*MATERIAL SHOWN*:
•••••
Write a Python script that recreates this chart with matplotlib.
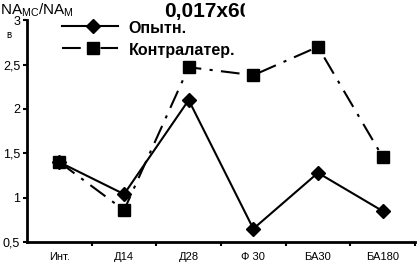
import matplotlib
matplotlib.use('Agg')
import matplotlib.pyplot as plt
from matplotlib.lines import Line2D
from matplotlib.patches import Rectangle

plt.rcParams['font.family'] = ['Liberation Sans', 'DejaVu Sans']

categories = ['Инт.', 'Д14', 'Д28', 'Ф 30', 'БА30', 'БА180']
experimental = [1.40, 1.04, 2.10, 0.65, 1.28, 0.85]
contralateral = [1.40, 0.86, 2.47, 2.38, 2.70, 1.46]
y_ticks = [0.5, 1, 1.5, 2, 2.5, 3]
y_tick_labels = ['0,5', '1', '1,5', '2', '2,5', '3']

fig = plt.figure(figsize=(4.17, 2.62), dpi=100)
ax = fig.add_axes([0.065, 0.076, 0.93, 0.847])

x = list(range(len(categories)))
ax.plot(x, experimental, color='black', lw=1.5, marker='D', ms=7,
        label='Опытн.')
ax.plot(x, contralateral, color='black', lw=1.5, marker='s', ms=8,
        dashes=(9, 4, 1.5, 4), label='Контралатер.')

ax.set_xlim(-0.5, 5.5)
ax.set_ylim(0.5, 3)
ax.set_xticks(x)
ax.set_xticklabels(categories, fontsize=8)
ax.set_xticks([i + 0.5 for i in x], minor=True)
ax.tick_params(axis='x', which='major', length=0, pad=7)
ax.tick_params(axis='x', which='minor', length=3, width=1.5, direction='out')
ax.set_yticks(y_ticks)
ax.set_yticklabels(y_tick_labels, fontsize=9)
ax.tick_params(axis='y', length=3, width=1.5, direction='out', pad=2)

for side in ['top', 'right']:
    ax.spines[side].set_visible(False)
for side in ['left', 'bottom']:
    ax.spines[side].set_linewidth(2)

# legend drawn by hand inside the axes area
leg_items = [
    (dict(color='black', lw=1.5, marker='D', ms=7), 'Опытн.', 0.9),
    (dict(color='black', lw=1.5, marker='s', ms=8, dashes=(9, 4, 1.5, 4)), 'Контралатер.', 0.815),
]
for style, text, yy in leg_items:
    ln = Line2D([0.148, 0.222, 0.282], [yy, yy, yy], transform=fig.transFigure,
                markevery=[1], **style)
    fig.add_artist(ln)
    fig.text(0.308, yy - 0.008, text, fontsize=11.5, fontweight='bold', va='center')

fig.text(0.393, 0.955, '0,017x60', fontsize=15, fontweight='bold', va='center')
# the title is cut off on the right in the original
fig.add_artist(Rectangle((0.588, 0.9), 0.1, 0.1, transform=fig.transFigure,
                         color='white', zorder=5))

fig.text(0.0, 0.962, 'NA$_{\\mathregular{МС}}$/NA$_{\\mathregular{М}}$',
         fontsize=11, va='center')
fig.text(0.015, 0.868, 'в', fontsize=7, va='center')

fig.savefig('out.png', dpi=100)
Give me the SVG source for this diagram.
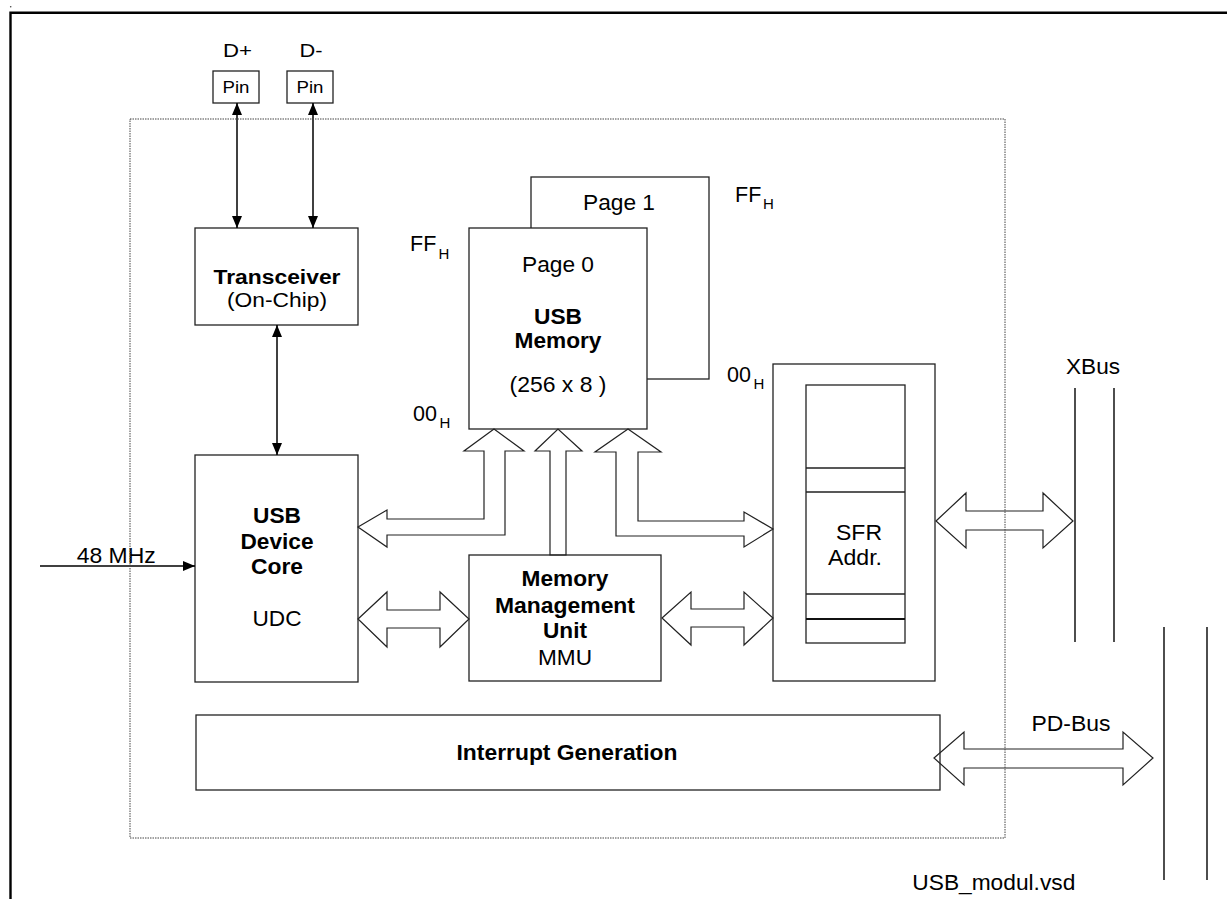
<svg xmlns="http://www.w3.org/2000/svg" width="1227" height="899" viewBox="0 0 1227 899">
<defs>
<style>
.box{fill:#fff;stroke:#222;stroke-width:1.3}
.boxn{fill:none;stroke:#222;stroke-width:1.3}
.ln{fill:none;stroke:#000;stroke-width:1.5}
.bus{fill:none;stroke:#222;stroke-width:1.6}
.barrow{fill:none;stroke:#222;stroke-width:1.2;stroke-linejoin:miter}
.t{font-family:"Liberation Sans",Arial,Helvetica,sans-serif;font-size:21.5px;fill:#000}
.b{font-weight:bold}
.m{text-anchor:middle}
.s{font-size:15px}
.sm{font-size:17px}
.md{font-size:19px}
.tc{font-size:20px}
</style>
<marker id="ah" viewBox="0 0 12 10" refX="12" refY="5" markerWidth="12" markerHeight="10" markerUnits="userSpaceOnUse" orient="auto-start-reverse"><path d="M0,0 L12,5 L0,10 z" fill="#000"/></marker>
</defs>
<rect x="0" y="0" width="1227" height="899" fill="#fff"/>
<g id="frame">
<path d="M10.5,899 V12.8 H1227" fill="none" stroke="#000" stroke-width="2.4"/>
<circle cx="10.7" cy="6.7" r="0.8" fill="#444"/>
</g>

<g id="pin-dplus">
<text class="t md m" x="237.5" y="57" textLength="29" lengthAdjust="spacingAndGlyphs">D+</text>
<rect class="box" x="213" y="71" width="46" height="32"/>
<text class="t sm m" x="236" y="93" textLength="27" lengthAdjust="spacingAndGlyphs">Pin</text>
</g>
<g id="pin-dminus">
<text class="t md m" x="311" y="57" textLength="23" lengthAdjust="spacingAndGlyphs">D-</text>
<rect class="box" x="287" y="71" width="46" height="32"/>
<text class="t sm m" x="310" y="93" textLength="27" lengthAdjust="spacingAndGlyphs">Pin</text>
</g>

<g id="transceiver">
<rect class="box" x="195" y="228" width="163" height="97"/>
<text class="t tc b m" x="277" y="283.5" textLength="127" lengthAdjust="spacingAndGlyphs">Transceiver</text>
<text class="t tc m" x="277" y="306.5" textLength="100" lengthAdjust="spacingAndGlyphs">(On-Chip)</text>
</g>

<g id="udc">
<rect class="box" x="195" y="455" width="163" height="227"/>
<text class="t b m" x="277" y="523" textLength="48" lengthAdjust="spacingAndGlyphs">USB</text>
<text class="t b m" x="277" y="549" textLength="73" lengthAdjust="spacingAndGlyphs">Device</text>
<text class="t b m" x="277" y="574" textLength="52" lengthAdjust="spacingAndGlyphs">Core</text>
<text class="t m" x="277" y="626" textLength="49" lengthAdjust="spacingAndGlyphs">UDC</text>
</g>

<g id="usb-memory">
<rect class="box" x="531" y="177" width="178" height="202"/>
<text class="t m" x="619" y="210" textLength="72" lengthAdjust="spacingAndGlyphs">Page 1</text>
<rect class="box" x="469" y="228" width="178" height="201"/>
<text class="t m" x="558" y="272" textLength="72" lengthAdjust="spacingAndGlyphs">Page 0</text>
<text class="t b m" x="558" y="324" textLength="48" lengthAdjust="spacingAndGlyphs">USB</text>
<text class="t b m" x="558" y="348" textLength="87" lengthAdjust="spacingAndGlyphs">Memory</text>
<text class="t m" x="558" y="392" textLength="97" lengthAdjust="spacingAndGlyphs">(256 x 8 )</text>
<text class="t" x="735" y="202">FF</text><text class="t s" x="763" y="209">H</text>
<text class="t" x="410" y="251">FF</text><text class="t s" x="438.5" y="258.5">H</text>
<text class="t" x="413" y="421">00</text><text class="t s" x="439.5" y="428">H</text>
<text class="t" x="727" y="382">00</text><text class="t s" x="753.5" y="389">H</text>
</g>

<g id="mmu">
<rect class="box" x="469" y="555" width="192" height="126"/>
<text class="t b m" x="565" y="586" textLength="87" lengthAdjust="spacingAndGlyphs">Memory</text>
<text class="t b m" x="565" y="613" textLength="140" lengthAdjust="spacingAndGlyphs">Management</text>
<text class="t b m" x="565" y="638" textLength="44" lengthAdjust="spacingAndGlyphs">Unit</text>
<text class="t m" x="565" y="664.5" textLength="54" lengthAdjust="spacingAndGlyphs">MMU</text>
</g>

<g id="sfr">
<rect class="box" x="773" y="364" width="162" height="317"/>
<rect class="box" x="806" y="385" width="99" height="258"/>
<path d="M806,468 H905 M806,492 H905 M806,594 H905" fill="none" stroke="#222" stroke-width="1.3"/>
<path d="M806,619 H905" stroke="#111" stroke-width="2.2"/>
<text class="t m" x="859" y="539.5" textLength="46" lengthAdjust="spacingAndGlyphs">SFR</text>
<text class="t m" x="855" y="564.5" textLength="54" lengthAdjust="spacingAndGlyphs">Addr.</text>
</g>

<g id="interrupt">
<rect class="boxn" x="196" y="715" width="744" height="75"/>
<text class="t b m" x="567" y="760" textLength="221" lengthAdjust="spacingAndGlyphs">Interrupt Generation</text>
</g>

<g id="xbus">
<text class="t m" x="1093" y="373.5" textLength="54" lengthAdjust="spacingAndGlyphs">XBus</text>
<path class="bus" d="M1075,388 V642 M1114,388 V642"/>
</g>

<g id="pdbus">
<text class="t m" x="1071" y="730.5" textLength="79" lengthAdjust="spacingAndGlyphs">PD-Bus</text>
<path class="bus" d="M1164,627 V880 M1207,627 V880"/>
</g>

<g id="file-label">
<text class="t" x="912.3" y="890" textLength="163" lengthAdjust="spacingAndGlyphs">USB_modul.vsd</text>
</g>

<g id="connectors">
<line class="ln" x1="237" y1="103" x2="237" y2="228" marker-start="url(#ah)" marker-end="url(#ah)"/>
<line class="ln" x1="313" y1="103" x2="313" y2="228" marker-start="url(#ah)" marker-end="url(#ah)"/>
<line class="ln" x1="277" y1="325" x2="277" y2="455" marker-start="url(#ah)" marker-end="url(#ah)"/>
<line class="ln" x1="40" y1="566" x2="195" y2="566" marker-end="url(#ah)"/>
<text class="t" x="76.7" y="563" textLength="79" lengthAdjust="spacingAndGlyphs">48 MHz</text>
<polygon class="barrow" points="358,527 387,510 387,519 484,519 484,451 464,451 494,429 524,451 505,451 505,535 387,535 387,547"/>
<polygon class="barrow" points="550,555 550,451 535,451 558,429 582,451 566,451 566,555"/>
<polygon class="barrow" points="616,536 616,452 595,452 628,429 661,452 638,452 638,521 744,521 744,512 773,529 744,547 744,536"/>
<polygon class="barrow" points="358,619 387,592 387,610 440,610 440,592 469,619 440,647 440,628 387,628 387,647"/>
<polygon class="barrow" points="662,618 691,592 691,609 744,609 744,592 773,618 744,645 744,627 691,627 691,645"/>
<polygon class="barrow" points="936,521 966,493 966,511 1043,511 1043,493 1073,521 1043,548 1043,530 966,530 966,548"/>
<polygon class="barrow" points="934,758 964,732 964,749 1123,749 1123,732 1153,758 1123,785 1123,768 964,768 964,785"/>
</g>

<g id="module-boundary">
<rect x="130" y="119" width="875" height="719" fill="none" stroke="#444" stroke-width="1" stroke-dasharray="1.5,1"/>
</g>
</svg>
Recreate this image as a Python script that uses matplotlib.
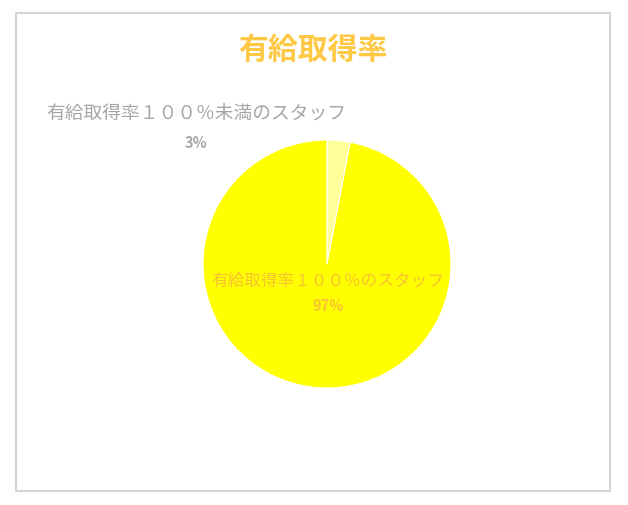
•••••
Each line from the top of the material through the line containing "fontsize=11.5, fontweight='bold', va='center')" should be reproduced exactly; please drop any images.

Write a Python script that recreates this chart with matplotlib.
import matplotlib
matplotlib.use('Agg')
import matplotlib.pyplot as plt
from matplotlib.lines import Line2D
from matplotlib.patches import Rectangle

plt.rcParams['font.family'] = ['Liberation Sans', 'DejaVu Sans']

categories = ['Инт.', 'Д14', 'Д28', 'Ф 30', 'БА30', 'БА180']
experimental = [1.40, 1.04, 2.10, 0.65, 1.28, 0.85]
contralateral = [1.40, 0.86, 2.47, 2.38, 2.70, 1.46]
y_ticks = [0.5, 1, 1.5, 2, 2.5, 3]
y_tick_labels = ['0,5', '1', '1,5', '2', '2,5', '3']

fig = plt.figure(figsize=(4.17, 2.62), dpi=100)
ax = fig.add_axes([0.065, 0.076, 0.93, 0.847])

x = list(range(len(categories)))
ax.plot(x, experimental, color='black', lw=1.5, marker='D', ms=7,
        label='Опытн.')
ax.plot(x, contralateral, color='black', lw=1.5, marker='s', ms=8,
        dashes=(9, 4, 1.5, 4), label='Контралатер.')

ax.set_xlim(-0.5, 5.5)
ax.set_ylim(0.5, 3)
ax.set_xticks(x)
ax.set_xticklabels(categories, fontsize=8)
ax.set_xticks([i + 0.5 for i in x], minor=True)
ax.tick_params(axis='x', which='major', length=0, pad=7)
ax.tick_params(axis='x', which='minor', length=3, width=1.5, direction='out')
ax.set_yticks(y_ticks)
ax.set_yticklabels(y_tick_labels, fontsize=9)
ax.tick_params(axis='y', length=3, width=1.5, direction='out', pad=2)

for side in ['top', 'right']:
    ax.spines[side].set_visible(False)
for side in ['left', 'bottom']:
    ax.spines[side].set_linewidth(2)

# legend drawn by hand inside the axes area
leg_items = [
    (dict(color='black', lw=1.5, marker='D', ms=7), 'Опытн.', 0.9),
    (dict(color='black', lw=1.5, marker='s', ms=8, dashes=(9, 4, 1.5, 4)), 'Контралатер.', 0.815),
]
for style, text, yy in leg_items:
    ln = Line2D([0.148, 0.222, 0.282], [yy, yy, yy], transform=fig.transFigure,
                markevery=[1], **style)
    fig.add_artist(ln)
    fig.text(0.308, yy - 0.008, text, fontsize=11.5, fontweight='bold', va='center')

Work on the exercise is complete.